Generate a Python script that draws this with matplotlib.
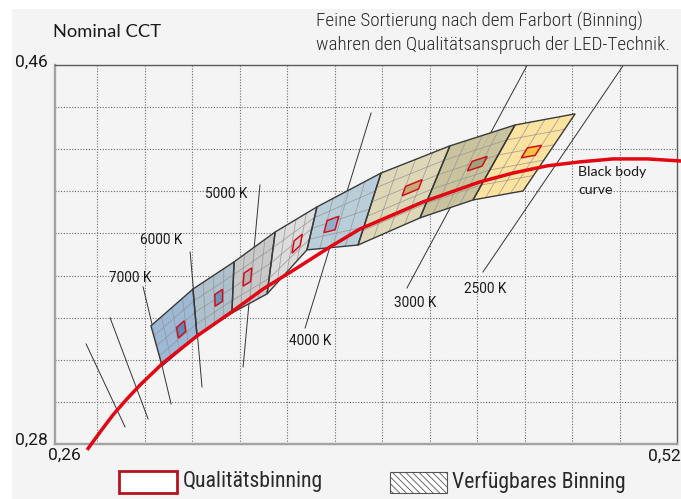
import numpy as np
import matplotlib
matplotlib.use("Agg")
import matplotlib.pyplot as plt
from matplotlib.patches import Polygon, Rectangle
from matplotlib import font_manager

# ── Data (CIE x, y) ──────────────────────────────────────────────────────────
# black body curve (Planck locus)
bb_x = [0.2758, 0.2813, 0.2867, 0.2926, 0.2981, 0.3078, 0.3221, 0.3360, 0.3499,
        0.3642, 0.3781, 0.3907, 0.4173, 0.4413, 0.4552, 0.4695, 0.4834, 0.4973,
        0.5116, 0.5259]
bb_y = [0.2772, 0.2857, 0.2938, 0.3014, 0.3080, 0.3185, 0.3313, 0.3422, 0.3536,
        0.3636, 0.3736, 0.3821, 0.3950, 0.4045, 0.4087, 0.4121, 0.4140, 0.4154,
        0.4154, 0.4144]

# dividing lines between the bins: upper and lower end point
edge_top_x = [0.3027, 0.3204, 0.3377, 0.3550, 0.3726, 0.3996, 0.4286, 0.4560, 0.4813]
edge_top_y = [0.3361, 0.3536, 0.3665, 0.3807, 0.3926, 0.4087, 0.4216, 0.4315, 0.4368]
edge_bot_x = [0.3074, 0.3221, 0.3368, 0.3516, 0.3684, 0.3899, 0.4160, 0.4383, 0.4594]
edge_bot_y = [0.3171, 0.3313, 0.3422, 0.3513, 0.3722, 0.3745, 0.3874, 0.3959, 0.4002]

# sub-bins per bin and position of the quality bin inside (fractions)
bin_cols = [4, 4, 4, 4, 4, 4, 4, 4]
bin_rows = [4, 4, 4, 4, 4, 5, 5, 5]
q_u = [0.625, 0.625, 0.375, 0.65, 0.35, 0.625, 0.67, 0.625]
q_v = [0.60, 0.52, 0.48, 0.56, 0.56, 0.44, 0.43, 0.44]

bin_colors = ["#97b5d3", "#a9bdca", "#c6c6c6", "#dcdcdc",
              "#b5cbd7", "#ddd6b4", "#c7c198", "#fde29a"]
q_colors = ["#5b8cb8", "#6d95b8", "#b4b4b4", "#cfcfcf",
            "#93acc8", "#c9a877", "#9ea27c", "#f9c23f"]

# CCT labels and their leader lines
cct_labels = ["7000 K", "6000 K", "5000 K", "4000 K", "3000 K", "2500 K"]
lab_x = [0.2939, 0.3070, 0.3343, 0.3697, 0.4139, 0.4434]
lab_y = [0.3589, 0.3769, 0.3988, 0.3289, 0.3470, 0.3536]

lead_x0 = [0.2754, 0.2855, 0.2994, 0.3192, 0.3486, 0.3676, 0.4105, 0.4425]
lead_y0 = [0.3275, 0.3399, 0.3546, 0.3712, 0.4030, 0.3351, 0.3541, 0.3617]
lead_x1 = [0.2918, 0.3015, 0.3112, 0.3242, 0.3415, 0.3954, 0.4623, 0.5023]
lead_y1 = [0.2881, 0.2919, 0.2990, 0.3071, 0.3166, 0.4372, 0.4624, 0.4610]

# ── Fonts ────────────────────────────────────────────────────────────────────
names = {f.name for f in font_manager.fontManager.ttflist}
cond = next((n for n in ["Roboto Condensed", "Liberation Sans Narrow"] if n in names), "Roboto")
plt.rcParams["font.family"] = ["Roboto", "DejaVu Sans"]
plt.rcParams["hatch.linewidth"] = 0.6

W, H = 681, 499
fig = plt.figure(figsize=(W / 100, H / 100), dpi=100, facecolor="white")
fig.patches.append(Rectangle((12 / W, 0), 1, 1 - 9 / H, transform=fig.transFigure,
                             facecolor="#f4f4f4", edgecolor="none", zorder=-5))

def fpos(px, py):
    return px / W, 1 - py / H

l, b = fpos(55, 444)
r, t = fpos(677, 65)
ax = fig.add_axes([l, b, r - l, t - b])
ax.set_zorder(2)
ax.set_facecolor("#f4f4f4")
ax.set_xlim(0.2623, 0.5242)
ax.set_ylim(0.28, 0.46)
ax.set_xticks(np.arange(0.28, 0.5001, 0.02))
ax.set_yticks(np.arange(0.30, 0.4401, 0.02))
ax.tick_params(length=0, labelbottom=False, labelleft=False)
ax.grid(True, color="#6a6a6a", lw=0.8, ls=(0, (1, 1.5)))
for s in ax.spines.values():
    s.set_color("#5a5a5a")
    s.set_linewidth(1.0)
for side in ["left", "bottom"]:
    ax.spines[side].set_linewidth(1.7)
    ax.spines[side].set_color("#a3a3a3")

# leader lines
for x0, y0, x1, y1 in zip(lead_x0, lead_y0, lead_x1, lead_y1):
    ax.plot([x0, x1], [y0, y1], color="#333333", lw=0.7, zorder=2)

# bins
def bil(c, u, v):
    tl, tr, br, bl = c
    top = tl + u * (tr - tl)
    bot = bl + u * (br - bl)
    return top + v * (bot - top)

for k in range(len(edge_top_x) - 1):
    tl = np.array([edge_top_x[k], edge_top_y[k]])
    tr = np.array([edge_top_x[k + 1], edge_top_y[k + 1]])
    br = np.array([edge_bot_x[k + 1], edge_bot_y[k + 1]])
    bl = np.array([edge_bot_x[k], edge_bot_y[k]])
    c = (tl, tr, br, bl)
    ax.add_patch(Polygon([tl, tr, br, bl], closed=True, facecolor=bin_colors[k],
                         edgecolor="none", alpha=0.93, zorder=3))
    nc, nr = bin_cols[k], bin_rows[k]
    for i in range(1, nc):
        p0, p1 = bil(c, i / nc, 0), bil(c, i / nc, 1)
        ax.plot([p0[0], p1[0]], [p0[1], p1[1]], color="#939393", lw=0.6, alpha=0.8, zorder=4)
    for j in range(1, nr):
        p0, p1 = bil(c, 0, j / nr), bil(c, 1, j / nr)
        ax.plot([p0[0], p1[0]], [p0[1], p1[1]], color="#939393", lw=0.6, alpha=0.8, zorder=4)
    ax.add_patch(Polygon([tl, tr, br, bl], closed=True, facecolor="none",
                         edgecolor="#3a3a3a", lw=1.0, zorder=5))
    du, dv = (0.10, 0.12) if nr == 4 else (0.125, 0.065)
    q = [bil(c, q_u[k] - du, q_v[k] - dv), bil(c, q_u[k] + du, q_v[k] - dv),
         bil(c, q_u[k] + du, q_v[k] + dv), bil(c, q_u[k] - du, q_v[k] + dv)]
    ax.add_patch(Polygon(q, closed=True, facecolor=q_colors[k], edgecolor="#d0101e",
                         lw=1.1, zorder=7))

# black body curve
ax.plot(bb_x, bb_y, color="#e30613", lw=2.5, zorder=6, clip_on=False,
        solid_capstyle="butt", solid_joinstyle="round")

for s, x, y in zip(cct_labels, lab_x, lab_y):
    ax.text(x, y, s, fontsize=9.8, ha="center", va="center",
            color="#1a1a1a", zorder=8)
ax.text(0.4825, 0.4092, "Black body", fontsize=10.2, family=["Lato", "DejaVu Sans"],
        ha="left", va="center", color="#1a1a1a", zorder=8)
ax.text(0.4825, 0.4006, "curve", fontsize=10.2, family=["Lato", "DejaVu Sans"],
        ha="left", va="center", color="#1a1a1a", zorder=8)

# corner values
fig.text(*fpos(48, 62), "0,46", fontsize=12.5, ha="right", va="center", color="#1a1a1a")
fig.text(*fpos(48, 440), "0,28", fontsize=12.5, ha="right", va="center", color="#1a1a1a")
fig.text(*fpos(64, 455), "0,26", fontsize=12.5, ha="center", va="center", color="#1a1a1a")
fig.text(*fpos(681, 456), "0,52", fontsize=12.5, ha="right", va="center", color="#1a1a1a")

# headings
fig.text(*fpos(53, 32), "Nominal CCT", fontsize=13.2, family=["Lato", "DejaVu Sans"],
         ha="left", va="center", color="#1a1a1a")
fig.text(*fpos(316, 33), "Feine Sortierung nach dem Farbort (Binning)\n"
         "wahren den Qualitätsanspruch der LED-Technik.",
         fontsize=13.8, family=[cond, "DejaVu Sans"], ha="left", va="center",
         color="#2a2a2a", linespacing=1.38, fontweight="light")

# legend
x0, y0 = fpos(119, 493)
x1, y1 = fpos(177, 471)
fig.patches.append(Rectangle((x0, y0), x1 - x0, y1 - y0, transform=fig.transFigure,
                             facecolor="white", edgecolor="#b5141e", lw=2))
fig.text(*fpos(183, 482), "Qualitätsbinning", fontsize=15.7, family=[cond, "DejaVu Sans"],
         ha="left", va="center", color="#2a2a2a")
x0, y0 = fpos(390, 493)
x1, y1 = fpos(447, 472)
fig.patches.append(Rectangle((x0, y0), x1 - x0, y1 - y0, transform=fig.transFigure,
                             facecolor="white", edgecolor="#555555", lw=0.8,
                             hatch="\\\\\\\\\\"))
fig.text(*fpos(452, 482), "Verfügbares Binning", fontsize=15.7, family=[cond, "DejaVu Sans"],
         ha="left", va="center", color="#2a2a2a")

fig.savefig("out.png", dpi=100, facecolor=fig.get_facecolor())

================

Write out nothing but the lines from the start of the data through the line with "q_v = [0.60, 0.52, 0.48, 0.56, 0.56, 0.44, 0.43, 0.44]". Leave out the pictures.

Generate a Python script that draws this with matplotlib.
import numpy as np
import matplotlib
matplotlib.use("Agg")
import matplotlib.pyplot as plt
from matplotlib.patches import Polygon, Rectangle
from matplotlib import font_manager

# ── Data (CIE x, y) ──────────────────────────────────────────────────────────
# black body curve (Planck locus)
bb_x = [0.2758, 0.2813, 0.2867, 0.2926, 0.2981, 0.3078, 0.3221, 0.3360, 0.3499,
        0.3642, 0.3781, 0.3907, 0.4173, 0.4413, 0.4552, 0.4695, 0.4834, 0.4973,
        0.5116, 0.5259]
bb_y = [0.2772, 0.2857, 0.2938, 0.3014, 0.3080, 0.3185, 0.3313, 0.3422, 0.3536,
        0.3636, 0.3736, 0.3821, 0.3950, 0.4045, 0.4087, 0.4121, 0.4140, 0.4154,
        0.4154, 0.4144]

# dividing lines between the bins: upper and lower end point
edge_top_x = [0.3027, 0.3204, 0.3377, 0.3550, 0.3726, 0.3996, 0.4286, 0.4560, 0.4813]
edge_top_y = [0.3361, 0.3536, 0.3665, 0.3807, 0.3926, 0.4087, 0.4216, 0.4315, 0.4368]
edge_bot_x = [0.3074, 0.3221, 0.3368, 0.3516, 0.3684, 0.3899, 0.4160, 0.4383, 0.4594]
edge_bot_y = [0.3171, 0.3313, 0.3422, 0.3513, 0.3722, 0.3745, 0.3874, 0.3959, 0.4002]

# sub-bins per bin and position of the quality bin inside (fractions)
bin_cols = [4, 4, 4, 4, 4, 4, 4, 4]
bin_rows = [4, 4, 4, 4, 4, 5, 5, 5]
q_u = [0.625, 0.625, 0.375, 0.65, 0.35, 0.625, 0.67, 0.625]
q_v = [0.60, 0.52, 0.48, 0.56, 0.56, 0.44, 0.43, 0.44]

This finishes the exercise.